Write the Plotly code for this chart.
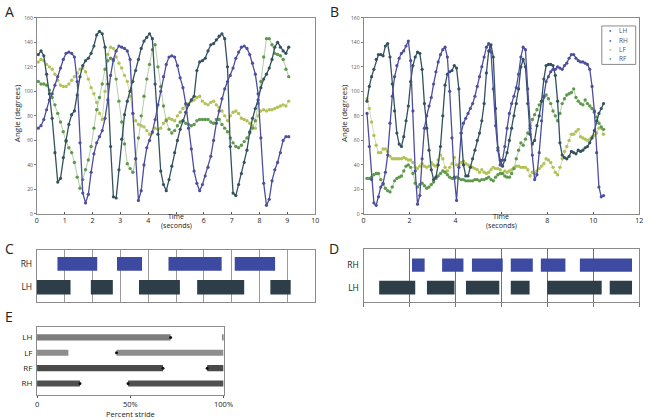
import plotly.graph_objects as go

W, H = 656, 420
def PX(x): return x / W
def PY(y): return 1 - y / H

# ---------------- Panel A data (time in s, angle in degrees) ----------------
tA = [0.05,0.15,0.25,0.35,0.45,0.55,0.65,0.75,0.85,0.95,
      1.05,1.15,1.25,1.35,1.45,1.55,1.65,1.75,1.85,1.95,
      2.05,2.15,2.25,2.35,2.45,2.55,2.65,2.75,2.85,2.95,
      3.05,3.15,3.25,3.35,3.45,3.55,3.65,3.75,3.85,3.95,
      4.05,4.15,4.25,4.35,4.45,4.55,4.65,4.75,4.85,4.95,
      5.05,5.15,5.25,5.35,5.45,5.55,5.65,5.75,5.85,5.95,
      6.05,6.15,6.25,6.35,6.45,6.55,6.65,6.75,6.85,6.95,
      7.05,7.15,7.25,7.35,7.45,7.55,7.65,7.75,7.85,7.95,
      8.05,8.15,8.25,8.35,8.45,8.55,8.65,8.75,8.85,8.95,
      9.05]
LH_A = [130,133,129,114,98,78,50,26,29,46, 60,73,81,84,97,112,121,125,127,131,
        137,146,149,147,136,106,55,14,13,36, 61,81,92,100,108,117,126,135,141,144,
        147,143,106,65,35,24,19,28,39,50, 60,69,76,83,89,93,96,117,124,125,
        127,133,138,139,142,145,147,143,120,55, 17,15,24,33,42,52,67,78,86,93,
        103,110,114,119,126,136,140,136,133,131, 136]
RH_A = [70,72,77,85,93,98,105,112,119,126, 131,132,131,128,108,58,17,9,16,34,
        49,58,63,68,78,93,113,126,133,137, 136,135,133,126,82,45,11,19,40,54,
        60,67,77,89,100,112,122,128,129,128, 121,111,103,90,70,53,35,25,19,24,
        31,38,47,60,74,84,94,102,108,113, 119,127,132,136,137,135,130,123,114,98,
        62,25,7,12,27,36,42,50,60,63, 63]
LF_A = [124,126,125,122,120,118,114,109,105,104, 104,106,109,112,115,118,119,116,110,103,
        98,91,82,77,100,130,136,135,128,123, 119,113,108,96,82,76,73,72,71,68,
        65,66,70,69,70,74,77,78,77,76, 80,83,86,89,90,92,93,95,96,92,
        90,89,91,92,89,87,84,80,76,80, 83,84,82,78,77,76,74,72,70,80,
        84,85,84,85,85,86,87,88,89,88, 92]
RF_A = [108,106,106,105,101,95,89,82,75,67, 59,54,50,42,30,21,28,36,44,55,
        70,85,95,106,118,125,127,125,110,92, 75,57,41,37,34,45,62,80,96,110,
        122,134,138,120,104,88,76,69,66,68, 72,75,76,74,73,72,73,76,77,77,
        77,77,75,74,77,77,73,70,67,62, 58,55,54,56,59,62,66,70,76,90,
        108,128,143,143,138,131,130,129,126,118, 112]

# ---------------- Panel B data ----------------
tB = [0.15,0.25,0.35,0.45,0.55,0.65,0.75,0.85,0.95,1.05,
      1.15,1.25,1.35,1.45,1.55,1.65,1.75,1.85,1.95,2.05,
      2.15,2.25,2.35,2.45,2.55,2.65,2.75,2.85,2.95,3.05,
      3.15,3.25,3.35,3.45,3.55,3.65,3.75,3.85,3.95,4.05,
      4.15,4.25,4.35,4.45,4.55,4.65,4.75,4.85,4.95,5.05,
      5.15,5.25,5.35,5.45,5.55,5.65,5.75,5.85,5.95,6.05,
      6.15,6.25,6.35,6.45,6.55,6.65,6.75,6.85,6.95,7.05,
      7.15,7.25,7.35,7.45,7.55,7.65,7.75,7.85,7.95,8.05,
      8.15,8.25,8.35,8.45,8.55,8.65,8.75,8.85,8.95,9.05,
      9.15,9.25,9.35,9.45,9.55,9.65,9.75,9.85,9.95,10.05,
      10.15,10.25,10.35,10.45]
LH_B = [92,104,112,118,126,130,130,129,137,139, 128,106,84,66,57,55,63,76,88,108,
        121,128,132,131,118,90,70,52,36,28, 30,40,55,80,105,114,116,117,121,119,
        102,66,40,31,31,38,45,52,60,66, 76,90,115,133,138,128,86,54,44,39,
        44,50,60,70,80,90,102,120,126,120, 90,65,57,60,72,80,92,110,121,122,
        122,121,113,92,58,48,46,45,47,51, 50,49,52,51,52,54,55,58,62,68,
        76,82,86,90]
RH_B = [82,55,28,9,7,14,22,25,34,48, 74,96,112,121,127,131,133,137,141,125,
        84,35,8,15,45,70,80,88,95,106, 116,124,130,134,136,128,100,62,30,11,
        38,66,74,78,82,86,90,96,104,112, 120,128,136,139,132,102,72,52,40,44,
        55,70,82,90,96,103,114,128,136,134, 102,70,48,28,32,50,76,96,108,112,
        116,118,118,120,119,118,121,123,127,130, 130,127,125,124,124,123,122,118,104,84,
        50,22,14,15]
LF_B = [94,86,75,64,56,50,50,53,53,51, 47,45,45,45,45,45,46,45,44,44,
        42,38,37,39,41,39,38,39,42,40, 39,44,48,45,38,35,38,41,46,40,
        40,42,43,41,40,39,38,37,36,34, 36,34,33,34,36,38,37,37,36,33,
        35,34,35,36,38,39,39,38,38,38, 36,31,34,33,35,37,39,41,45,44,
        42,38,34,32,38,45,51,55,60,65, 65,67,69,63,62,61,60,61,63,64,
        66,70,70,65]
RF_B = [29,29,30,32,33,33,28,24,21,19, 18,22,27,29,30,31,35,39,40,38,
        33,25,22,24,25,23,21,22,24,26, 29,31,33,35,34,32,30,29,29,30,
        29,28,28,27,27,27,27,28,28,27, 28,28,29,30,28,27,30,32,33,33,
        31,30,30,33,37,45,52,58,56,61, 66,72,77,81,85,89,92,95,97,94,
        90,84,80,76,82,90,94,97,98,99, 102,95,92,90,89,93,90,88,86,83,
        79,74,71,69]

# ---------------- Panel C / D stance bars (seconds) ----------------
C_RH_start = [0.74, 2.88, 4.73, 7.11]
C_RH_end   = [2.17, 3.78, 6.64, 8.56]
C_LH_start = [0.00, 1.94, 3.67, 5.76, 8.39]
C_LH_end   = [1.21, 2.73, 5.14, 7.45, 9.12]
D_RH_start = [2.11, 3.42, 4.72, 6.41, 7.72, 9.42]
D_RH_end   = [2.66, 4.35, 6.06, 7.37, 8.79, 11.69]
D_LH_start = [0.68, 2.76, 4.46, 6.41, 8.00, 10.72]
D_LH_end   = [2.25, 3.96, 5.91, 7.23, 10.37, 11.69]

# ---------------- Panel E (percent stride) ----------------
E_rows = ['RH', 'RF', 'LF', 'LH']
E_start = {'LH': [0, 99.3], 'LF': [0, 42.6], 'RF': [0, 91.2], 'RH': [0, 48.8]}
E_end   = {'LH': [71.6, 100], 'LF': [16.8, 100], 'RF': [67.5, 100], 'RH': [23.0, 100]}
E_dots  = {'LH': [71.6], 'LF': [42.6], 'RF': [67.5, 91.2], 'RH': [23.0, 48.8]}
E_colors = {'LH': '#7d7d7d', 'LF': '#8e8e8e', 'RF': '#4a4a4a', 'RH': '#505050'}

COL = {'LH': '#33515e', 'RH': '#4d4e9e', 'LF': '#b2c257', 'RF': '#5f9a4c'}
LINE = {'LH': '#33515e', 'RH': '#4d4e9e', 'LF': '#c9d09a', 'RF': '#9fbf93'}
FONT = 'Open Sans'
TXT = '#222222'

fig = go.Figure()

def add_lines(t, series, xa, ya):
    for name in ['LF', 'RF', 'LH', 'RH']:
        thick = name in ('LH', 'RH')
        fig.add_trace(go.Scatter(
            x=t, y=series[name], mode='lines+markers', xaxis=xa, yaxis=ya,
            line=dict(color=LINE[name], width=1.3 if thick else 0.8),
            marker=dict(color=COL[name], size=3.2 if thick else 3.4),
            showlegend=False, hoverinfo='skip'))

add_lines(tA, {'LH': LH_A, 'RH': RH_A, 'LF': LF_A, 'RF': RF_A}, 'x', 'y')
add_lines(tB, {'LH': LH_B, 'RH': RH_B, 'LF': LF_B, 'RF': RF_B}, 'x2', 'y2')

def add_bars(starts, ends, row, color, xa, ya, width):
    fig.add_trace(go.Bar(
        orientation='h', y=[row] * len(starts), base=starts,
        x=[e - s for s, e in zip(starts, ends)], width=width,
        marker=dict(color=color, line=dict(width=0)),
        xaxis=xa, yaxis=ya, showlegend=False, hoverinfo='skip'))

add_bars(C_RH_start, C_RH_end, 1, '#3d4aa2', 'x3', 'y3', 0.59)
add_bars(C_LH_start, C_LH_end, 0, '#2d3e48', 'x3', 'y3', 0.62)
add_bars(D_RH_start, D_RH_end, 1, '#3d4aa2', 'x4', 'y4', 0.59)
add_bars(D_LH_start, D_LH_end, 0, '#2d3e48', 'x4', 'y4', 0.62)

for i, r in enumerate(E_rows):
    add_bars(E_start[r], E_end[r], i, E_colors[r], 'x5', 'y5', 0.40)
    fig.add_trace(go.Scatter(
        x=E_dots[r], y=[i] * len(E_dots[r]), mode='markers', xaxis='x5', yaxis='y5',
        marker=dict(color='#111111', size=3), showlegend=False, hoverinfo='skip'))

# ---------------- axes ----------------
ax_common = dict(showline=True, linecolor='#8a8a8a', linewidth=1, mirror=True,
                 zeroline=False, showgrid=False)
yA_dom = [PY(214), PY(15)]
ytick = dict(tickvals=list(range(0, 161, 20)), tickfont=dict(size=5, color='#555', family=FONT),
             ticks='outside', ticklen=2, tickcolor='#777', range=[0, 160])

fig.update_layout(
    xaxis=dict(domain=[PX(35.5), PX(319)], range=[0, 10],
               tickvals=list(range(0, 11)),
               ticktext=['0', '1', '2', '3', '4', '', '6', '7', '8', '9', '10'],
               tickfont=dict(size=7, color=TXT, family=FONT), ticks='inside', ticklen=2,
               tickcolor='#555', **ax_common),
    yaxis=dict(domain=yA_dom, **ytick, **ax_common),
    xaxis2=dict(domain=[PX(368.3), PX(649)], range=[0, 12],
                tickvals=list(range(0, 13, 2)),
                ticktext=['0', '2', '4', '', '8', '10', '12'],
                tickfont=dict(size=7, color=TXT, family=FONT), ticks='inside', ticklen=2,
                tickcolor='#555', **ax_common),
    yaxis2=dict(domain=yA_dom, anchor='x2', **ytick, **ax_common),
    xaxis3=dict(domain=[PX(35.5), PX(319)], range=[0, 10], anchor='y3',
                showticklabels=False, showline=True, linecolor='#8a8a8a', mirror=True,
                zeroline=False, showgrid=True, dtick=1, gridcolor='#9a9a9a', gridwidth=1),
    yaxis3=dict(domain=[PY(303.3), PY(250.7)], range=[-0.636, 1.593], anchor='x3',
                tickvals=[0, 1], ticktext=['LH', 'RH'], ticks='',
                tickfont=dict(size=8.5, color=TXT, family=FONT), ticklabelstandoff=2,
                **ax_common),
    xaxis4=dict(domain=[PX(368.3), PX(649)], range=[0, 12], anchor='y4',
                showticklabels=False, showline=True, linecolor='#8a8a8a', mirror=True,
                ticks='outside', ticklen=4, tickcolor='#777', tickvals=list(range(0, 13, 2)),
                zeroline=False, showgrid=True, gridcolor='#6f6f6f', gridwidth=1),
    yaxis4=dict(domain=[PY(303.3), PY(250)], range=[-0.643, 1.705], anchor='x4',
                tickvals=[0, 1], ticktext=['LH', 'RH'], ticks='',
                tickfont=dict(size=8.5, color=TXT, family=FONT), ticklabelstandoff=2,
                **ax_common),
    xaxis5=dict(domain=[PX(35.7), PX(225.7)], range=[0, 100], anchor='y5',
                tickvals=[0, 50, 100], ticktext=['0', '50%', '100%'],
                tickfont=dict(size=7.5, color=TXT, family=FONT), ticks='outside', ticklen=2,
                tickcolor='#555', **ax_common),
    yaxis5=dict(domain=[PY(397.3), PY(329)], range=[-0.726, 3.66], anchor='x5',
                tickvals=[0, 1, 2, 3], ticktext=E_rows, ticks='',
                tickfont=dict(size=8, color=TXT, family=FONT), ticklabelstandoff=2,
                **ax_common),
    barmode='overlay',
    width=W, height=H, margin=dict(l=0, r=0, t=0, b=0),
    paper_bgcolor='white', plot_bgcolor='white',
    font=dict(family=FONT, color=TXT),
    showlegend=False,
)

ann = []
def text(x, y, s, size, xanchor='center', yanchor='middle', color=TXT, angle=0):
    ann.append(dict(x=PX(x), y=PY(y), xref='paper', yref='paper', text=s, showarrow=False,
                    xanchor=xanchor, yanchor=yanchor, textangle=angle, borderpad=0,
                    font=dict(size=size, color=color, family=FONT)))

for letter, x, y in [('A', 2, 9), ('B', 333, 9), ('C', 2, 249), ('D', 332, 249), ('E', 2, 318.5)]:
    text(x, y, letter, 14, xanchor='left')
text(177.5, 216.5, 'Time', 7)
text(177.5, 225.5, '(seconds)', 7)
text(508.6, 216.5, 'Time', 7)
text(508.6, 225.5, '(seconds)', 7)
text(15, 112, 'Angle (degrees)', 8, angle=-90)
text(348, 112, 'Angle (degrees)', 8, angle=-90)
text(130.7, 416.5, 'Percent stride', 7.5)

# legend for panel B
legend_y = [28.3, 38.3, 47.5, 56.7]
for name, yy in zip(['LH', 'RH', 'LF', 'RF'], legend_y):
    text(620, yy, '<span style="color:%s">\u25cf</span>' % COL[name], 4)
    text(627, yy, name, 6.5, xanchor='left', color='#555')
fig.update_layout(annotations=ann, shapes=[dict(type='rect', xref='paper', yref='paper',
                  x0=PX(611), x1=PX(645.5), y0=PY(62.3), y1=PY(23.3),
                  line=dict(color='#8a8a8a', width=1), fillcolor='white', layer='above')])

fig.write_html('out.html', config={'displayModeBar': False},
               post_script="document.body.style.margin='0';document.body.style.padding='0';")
########################################
_Written instruction_
Transcribe the opening line of the listing above, please, and every line after it through the line with "def PY(y): return 1 - y / H", word for word, without pictures.

_Reply_
Write the Plotly code for this chart.
import plotly.graph_objects as go

W, H = 656, 420
def PX(x): return x / W
def PY(y): return 1 - y / H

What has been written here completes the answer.